» **Provided material**:
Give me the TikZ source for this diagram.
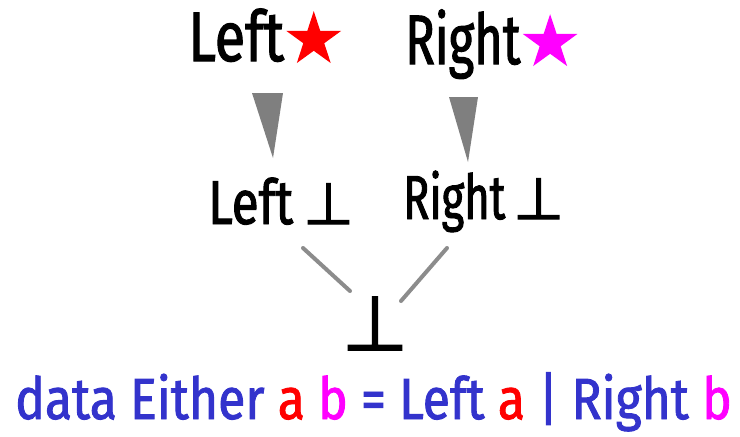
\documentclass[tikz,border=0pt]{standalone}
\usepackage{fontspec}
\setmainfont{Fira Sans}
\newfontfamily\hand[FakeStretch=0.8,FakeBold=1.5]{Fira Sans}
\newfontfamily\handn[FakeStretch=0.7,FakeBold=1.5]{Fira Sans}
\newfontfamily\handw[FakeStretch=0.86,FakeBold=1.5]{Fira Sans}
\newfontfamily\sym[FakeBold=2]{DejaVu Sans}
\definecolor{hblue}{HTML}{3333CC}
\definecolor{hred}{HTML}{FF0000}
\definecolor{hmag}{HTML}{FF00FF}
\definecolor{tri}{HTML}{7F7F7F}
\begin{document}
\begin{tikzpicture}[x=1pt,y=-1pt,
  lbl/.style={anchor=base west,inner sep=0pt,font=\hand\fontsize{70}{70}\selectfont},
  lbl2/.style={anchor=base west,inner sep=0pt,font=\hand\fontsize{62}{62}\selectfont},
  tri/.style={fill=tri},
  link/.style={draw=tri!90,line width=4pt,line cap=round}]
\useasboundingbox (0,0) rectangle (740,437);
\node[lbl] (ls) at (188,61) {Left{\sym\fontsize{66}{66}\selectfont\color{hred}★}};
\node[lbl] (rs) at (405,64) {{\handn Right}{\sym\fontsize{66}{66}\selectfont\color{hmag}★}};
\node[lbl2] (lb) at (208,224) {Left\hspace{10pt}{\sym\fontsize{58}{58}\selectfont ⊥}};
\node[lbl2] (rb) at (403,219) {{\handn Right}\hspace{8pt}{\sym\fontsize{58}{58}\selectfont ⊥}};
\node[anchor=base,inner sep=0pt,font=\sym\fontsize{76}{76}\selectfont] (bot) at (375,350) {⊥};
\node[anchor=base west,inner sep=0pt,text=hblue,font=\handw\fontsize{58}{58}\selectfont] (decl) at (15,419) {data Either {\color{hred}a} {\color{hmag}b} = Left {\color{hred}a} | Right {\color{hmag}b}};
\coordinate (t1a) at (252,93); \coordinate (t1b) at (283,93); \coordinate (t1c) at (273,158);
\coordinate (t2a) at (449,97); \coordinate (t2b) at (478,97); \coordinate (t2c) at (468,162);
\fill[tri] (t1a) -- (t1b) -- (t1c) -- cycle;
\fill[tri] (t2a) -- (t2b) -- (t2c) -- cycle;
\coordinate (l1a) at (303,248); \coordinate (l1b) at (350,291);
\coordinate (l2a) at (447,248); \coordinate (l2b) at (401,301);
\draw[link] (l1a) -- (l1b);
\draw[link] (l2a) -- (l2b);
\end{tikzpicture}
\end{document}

» **What is needed**: Go through the listing above and write it all out exactly, leaving out any picture.

» **Full solution**:
Give me the TikZ source for this diagram.
\documentclass[tikz,border=0pt]{standalone}
\usepackage{fontspec}
\setmainfont{Fira Sans}
\newfontfamily\hand[FakeStretch=0.8,FakeBold=1.5]{Fira Sans}
\newfontfamily\handn[FakeStretch=0.7,FakeBold=1.5]{Fira Sans}
\newfontfamily\handw[FakeStretch=0.86,FakeBold=1.5]{Fira Sans}
\newfontfamily\sym[FakeBold=2]{DejaVu Sans}
\definecolor{hblue}{HTML}{3333CC}
\definecolor{hred}{HTML}{FF0000}
\definecolor{hmag}{HTML}{FF00FF}
\definecolor{tri}{HTML}{7F7F7F}
\begin{document}
\begin{tikzpicture}[x=1pt,y=-1pt,
  lbl/.style={anchor=base west,inner sep=0pt,font=\hand\fontsize{70}{70}\selectfont},
  lbl2/.style={anchor=base west,inner sep=0pt,font=\hand\fontsize{62}{62}\selectfont},
  tri/.style={fill=tri},
  link/.style={draw=tri!90,line width=4pt,line cap=round}]
\useasboundingbox (0,0) rectangle (740,437);
\node[lbl] (ls) at (188,61) {Left{\sym\fontsize{66}{66}\selectfont\color{hred}★}};
\node[lbl] (rs) at (405,64) {{\handn Right}{\sym\fontsize{66}{66}\selectfont\color{hmag}★}};
\node[lbl2] (lb) at (208,224) {Left\hspace{10pt}{\sym\fontsize{58}{58}\selectfont ⊥}};
\node[lbl2] (rb) at (403,219) {{\handn Right}\hspace{8pt}{\sym\fontsize{58}{58}\selectfont ⊥}};
\node[anchor=base,inner sep=0pt,font=\sym\fontsize{76}{76}\selectfont] (bot) at (375,350) {⊥};
\node[anchor=base west,inner sep=0pt,text=hblue,font=\handw\fontsize{58}{58}\selectfont] (decl) at (15,419) {data Either {\color{hred}a} {\color{hmag}b} = Left {\color{hred}a} | Right {\color{hmag}b}};
\coordinate (t1a) at (252,93); \coordinate (t1b) at (283,93); \coordinate (t1c) at (273,158);
\coordinate (t2a) at (449,97); \coordinate (t2b) at (478,97); \coordinate (t2c) at (468,162);
\fill[tri] (t1a) -- (t1b) -- (t1c) -- cycle;
\fill[tri] (t2a) -- (t2b) -- (t2c) -- cycle;
\coordinate (l1a) at (303,248); \coordinate (l1b) at (350,291);
\coordinate (l2a) at (447,248); \coordinate (l2b) at (401,301);
\draw[link] (l1a) -- (l1b);
\draw[link] (l2a) -- (l2b);
\end{tikzpicture}
\end{document}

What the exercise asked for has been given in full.